For example, I was discussing adding machines, trucks, etc., and combining such with equipment financing and Section 179. Now, while those are perfectly good ways to improve your business, a strong economy, combined with excellent equipment financing rates and a robust Section 179 deduction can mean improving your company in some less “obvious” ways.
To give an example, is your business one that has a waiting area, either for customers or corporate visitors? How is that waiting area looking these days? Can it use some freshening up? I’ll bet it can, because a waiting area is not something that is directly tied to revenue, so it doesn’t get thought of very often. Yet it will influence how your company is perceived, and ultimately will be reflected in the bottom line (albeit indirectly.) Some new seats, couches, and televisions / vending machines can make a big difference, and right now is a great time to do this.

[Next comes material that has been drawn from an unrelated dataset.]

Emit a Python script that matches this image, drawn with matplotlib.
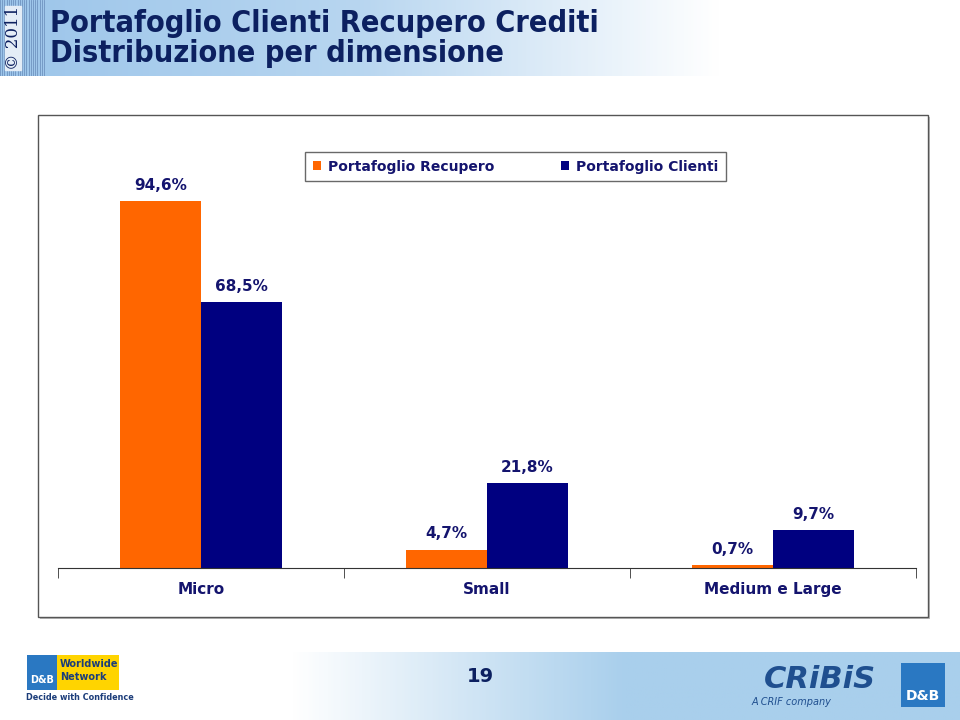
import matplotlib.pyplot as plt
import numpy as np
from matplotlib.patches import Rectangle
from matplotlib.colors import LinearSegmentedColormap

# data
categories = ["Micro", "Small", "Medium e Large"]
recupero = [94.6, 4.7, 0.7]
clienti = [68.5, 21.8, 9.7]
series_names = ["Portafoglio Recupero", "Portafoglio Clienti"]

ORANGE = "#ff6600"
NAVY = "#000080"
TXT = "#14146e"
TITLE = "#0c2060"
W, H = 960, 720

fig = plt.figure(figsize=(9.6, 7.2), dpi=100)
fig.patch.set_facecolor("white")

def fx(x):
    return x / W

def fy(y):
    return 1 - y / H

# header gradient
hdr = fig.add_axes([0, fy(76), 1, 76 / H])
cm = LinearSegmentedColormap.from_list("hdr", ["#9cc5ea", "#b8d6f0", "#ffffff"])
grad = np.linspace(0, 1, 400)
grad = np.clip(grad / 0.75, 0, 1)
hdr.imshow(grad[None, :], aspect="auto", cmap=cm, extent=[0, W, 0, 76])
# striped left strip
for xs in np.arange(0, 46, 2.2):
    hdr.plot([xs, xs], [0, 76], color="#6f93c0", lw=0.6)
hdr.add_patch(Rectangle((5, 6), 16, 64, color="#e4edf7", zorder=3))
hdr.text(13, 38, "© 2011", rotation=90, ha="center", va="center",
         fontsize=12, color=TITLE, family="DejaVu Serif", zorder=4)
hdr.set_xlim(0, W)
hdr.set_ylim(0, 76)
hdr.axis("off")

fig.text(fx(50), fy(23), "Portafoglio Clienti Recupero Crediti", fontsize=22,
         fontweight="bold", color=TITLE, va="center", ha="left", fontstretch="condensed")
fig.text(fx(50), fy(54), "Distribuzione per dimensione", fontsize=22,
         fontweight="bold", color=TITLE, va="center", ha="left", fontstretch="condensed")

# footer gradient
ftr = fig.add_axes([fx(290), 0, 1 - fx(290), 68 / H])
cm2 = LinearSegmentedColormap.from_list("ftr", ["#ffffff", "#a9cfec", "#a9cfec"])
ftr.imshow(np.linspace(0, 1, 300)[None, :], aspect="auto", cmap=cm2, extent=[0, 1, 0, 1])
ftr.axis("off")
fig.text(fx(480), fy(677), "19", fontsize=14, fontweight="bold", color=TITLE,
         ha="center", va="center")

# logos (approximate)
fig.patches.append(Rectangle((fx(27), fy(690)), fx(92), 35 / H, transform=fig.transFigure,
                             facecolor="#ffd400", edgecolor="none"))
fig.patches.append(Rectangle((fx(27), fy(690)), fx(30), 35 / H, transform=fig.transFigure,
                             facecolor="#2a78c2", edgecolor="none"))
fig.text(fx(42), fy(680), "D&B", fontsize=7, color="white", fontweight="bold", ha="center", va="center")
fig.text(fx(60), fy(664), "Worldwide", fontsize=7, color="#1c3d7a", fontweight="bold", va="center")
fig.text(fx(60), fy(677), "Network", fontsize=7, color="#1c3d7a", fontweight="bold", va="center")
fig.text(fx(26), fy(697), "Decide with Confidence", fontsize=6.5, color="#1c3d7a",
         fontweight="bold", va="center", fontstretch="condensed")
fig.text(fx(820), fy(680), "CRiBiS", fontsize=22, color="#1f4f8f", fontweight="bold",
         style="italic", ha="center", va="center")
fig.text(fx(752), fy(702), "A CRIF company", fontsize=7, color="#1f4f8f", style="italic", va="center")
fig.patches.append(Rectangle((fx(901), fy(707)), fx(44), 44 / H, transform=fig.transFigure,
                             facecolor="#2a78c2", edgecolor="none"))
fig.text(fx(923), fy(696), "D&B", fontsize=10, color="white", fontweight="bold", ha="center", va="center")

# chart frame
fig.patches.append(Rectangle((fx(40), fy(619)), fx(890), 502 / H, transform=fig.transFigure,
                             facecolor="#bbbbbb", edgecolor="none", zorder=0))
fig.patches.append(Rectangle((fx(38), fy(617)), fx(890), 502 / H, transform=fig.transFigure,
                             facecolor="white", edgecolor="#555555", lw=1.0, zorder=0.5))

# chart
ax = fig.add_axes([fx(58), fy(568), fx(858), (568 - 180) / H])
ax.set_zorder(2)
ax.patch.set_alpha(0)
x = np.arange(len(categories))
bw = 0.283
b1 = ax.bar(x - bw / 2, recupero, bw, color=ORANGE, label=series_names[0], zorder=2)
b2 = ax.bar(x + bw / 2, clienti, bw, color=NAVY, label=series_names[1], zorder=2)
for bars, vals in ((b1, recupero), (b2, clienti)):
    for r, v in zip(bars, vals):
        ax.annotate(f"{v:.1f}%".replace(".", ","), (r.get_x() + r.get_width() / 2, v),
                    xytext=(0, 6), textcoords="offset points", ha="center", va="bottom",
                    fontsize=11, fontweight="bold", color=TXT)

ax.set_xlim(-0.5, len(categories) - 0.5)
ax.set_ylim(0, 100)
for s in ("top", "right", "left"):
    ax.spines[s].set_visible(False)
ax.spines["bottom"].set_color("#333333")
ax.set_yticks([])
ax.set_xticks(x)
ax.set_xticklabels(categories, fontsize=11, fontweight="bold", color=TXT)
ax.tick_params(axis="x", which="major", length=0, pad=10)
ax.set_xticks(np.arange(len(categories) + 1) - 0.5, minor=True)
ax.tick_params(axis="x", which="minor", length=7, color="#333333")

leg = fig.legend(handles=[b1, b2], loc="center left", bbox_to_anchor=(fx(305), fy(166.5)),
                 ncol=2, frameon=True, fancybox=False, fontsize=10, handlelength=0.6,
                 handleheight=0.6, handletextpad=0.5, columnspacing=4.8, borderpad=0.55,
                 borderaxespad=0)
leg.set_zorder(5)
leg.get_frame().set_edgecolor("#444444")
leg.get_frame().set_linewidth(1.0)
for t in leg.get_texts():
    t.set_color(TXT)
    t.set_fontweight("bold")

fig.savefig("out.png", dpi=100)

Conversely, your company’s exercise area (if you even have one) is a place that could probably use an update. And if you don’t have one, now is the perfect time to put one in. Study after study has shown this not only helps in overall employee happiness, but it also has a positive effect on your employees’ overall health. And happy, healthy employees better contribute to your bottom line.

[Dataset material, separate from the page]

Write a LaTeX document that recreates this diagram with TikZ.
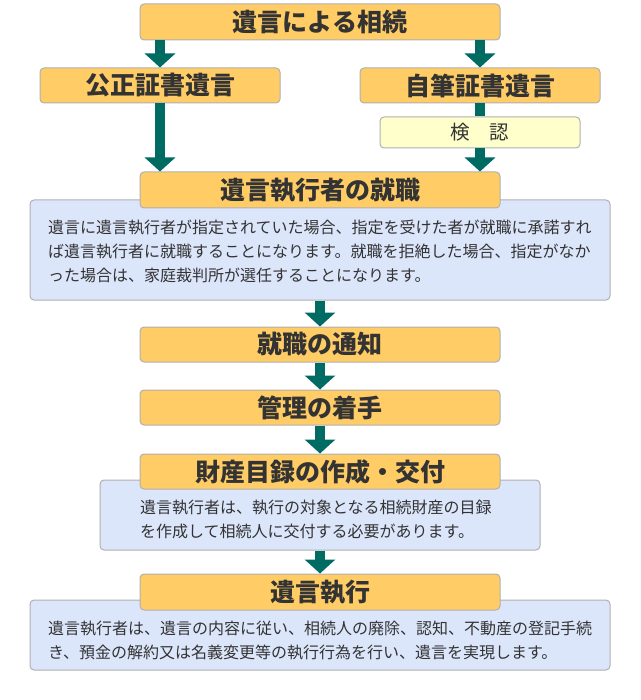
\documentclass[tikz,border=0pt]{standalone}
\usepackage{fontspec}
\setmainfont{Noto Sans CJK JP}
\usetikzlibrary{arrows.meta}
\definecolor{orangefill}{HTML}{FFCC66}
\definecolor{bluefill}{HTML}{DCE6FB}
\definecolor{yellowfill}{HTML}{FFFFCC}
\definecolor{edgegray}{HTML}{B0B0B0}
\definecolor{arrowteal}{HTML}{006B63}
\definecolor{textgray}{HTML}{333333}
\tikzset{
  hd/.style={draw=edgegray, line width=1pt, fill=orangefill, rounded corners=4pt,
    minimum width=360pt, minimum height=36pt, inner sep=0pt, text=textgray,
    font=\bfseries\fontsize{25}{25}\selectfont},
  bodybox/.style={draw=edgegray, line width=1pt, fill=bluefill, rounded corners=4pt, inner sep=0pt},
  bodytext/.style={anchor=west, align=left, inner sep=0pt, text=textgray,
    font=\fontsize{16}{24}\selectfont},
  kenbox/.style={draw=edgegray, line width=1pt, fill=yellowfill, rounded corners=4pt,
    minimum width=200pt, minimum height=31pt, inner sep=0pt, text=textgray,
    font=\fontsize{19.5}{19.5}\selectfont},
  arr/.style={draw=arrowteal, line width=10pt, -{Triangle[width=30pt,length=14pt]}},
  shaft/.style={draw=arrowteal, line width=10pt}
}
\begin{document}
\begin{tikzpicture}[x=1pt,y=-1pt]
\useasboundingbox (0,0) rectangle (640,700);
% blue body boxes first
\node[bodybox, minimum width=580pt, minimum height=100pt] (b1) at (320,250) {};
\node[bodybox, minimum width=440pt, minimum height=70pt] (b2) at (320,515) {};
\node[bodybox, minimum width=580pt, minimum height=70pt] (b3) at (320,635) {};
% heading boxes
\node[hd] (top) at (320,22) {遺言による相続};
\node[hd, minimum width=240pt, minimum height=35pt] (kosei) at (160,85.5) {公正証書遺言};
\node[hd, minimum width=240pt, minimum height=35pt] (jihitsu) at (480,85.5) {自筆証書遺言};
\node[kenbox] (kenin) at (480,132.5) {検　認};
\node[hd] (shu) at (320,190) {遺言執行者の就職};
\node[hd, minimum height=35pt] (tsuchi) at (320,344.5) {就職の通知};
\node[hd, minimum height=35pt] (kanri) at (320,407.5) {管理の着手};
\node[hd, minimum height=35pt] (zaisan) at (320,471.5) {財産目録の作成・交付};
\node[hd] (shikko) at (320,592) {遺言執行};
% body texts
\node[bodytext] (t1) at (48,251) {遺言に遺言執行者が指定されていた場合、指定を受けた者が就職に承諾すれ\\ば遺言執行者に就職することになります。就職を拒絶した場合、指定がなか\\った場合は、家庭裁判所が選任することになります。};
\node[bodytext] (t2) at (140,519) {遺言執行者は、執行の対象となる相続財産の目録\\を作成して相続人に交付する必要があります。};
\node[bodytext] (t3) at (48,641) {遺言執行者は、遺言の内容に従い、相続人の廃除、認知、不動産の登記手続\\き、預金の解約又は名義変更等の執行行為を行い、遺言を実現します。};
% arrows
\draw[arr] (top.south -| kosei.north) -- (kosei.north);
\draw[arr] (top.south -| jihitsu.north) -- (jihitsu.north);
\draw[arr] (kosei.south) -- (kosei.south |- shu.north);
\draw[shaft] (jihitsu.south) -- (kenin.north);
\draw[arr] (kenin.south) -- (kenin.south |- shu.north);
\draw[arr] (b1.south) -- (tsuchi.north);
\draw[arr] (tsuchi.south) -- (kanri.north);
\draw[arr] (kanri.south) -- (zaisan.north);
\draw[arr] (b2.south) -- (shikko.north);
\end{tikzpicture}
\end{document}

Employee lounge / break area / cafeteria – again, these are areas that don’t directly tie to revenue, so sometimes they get pushed aside. But these are great company upgrades to make when revenues are strong and equipment financing rates are low. Plus, most of this equipment qualifies for Section 179, meaning you can deduct the entire cost.
So yes, improving your company doesn’t always mean buying new production machines. An exercise room and a vending machine (that hopefully sells healthy snacks) are improvements that can pay dividends for years.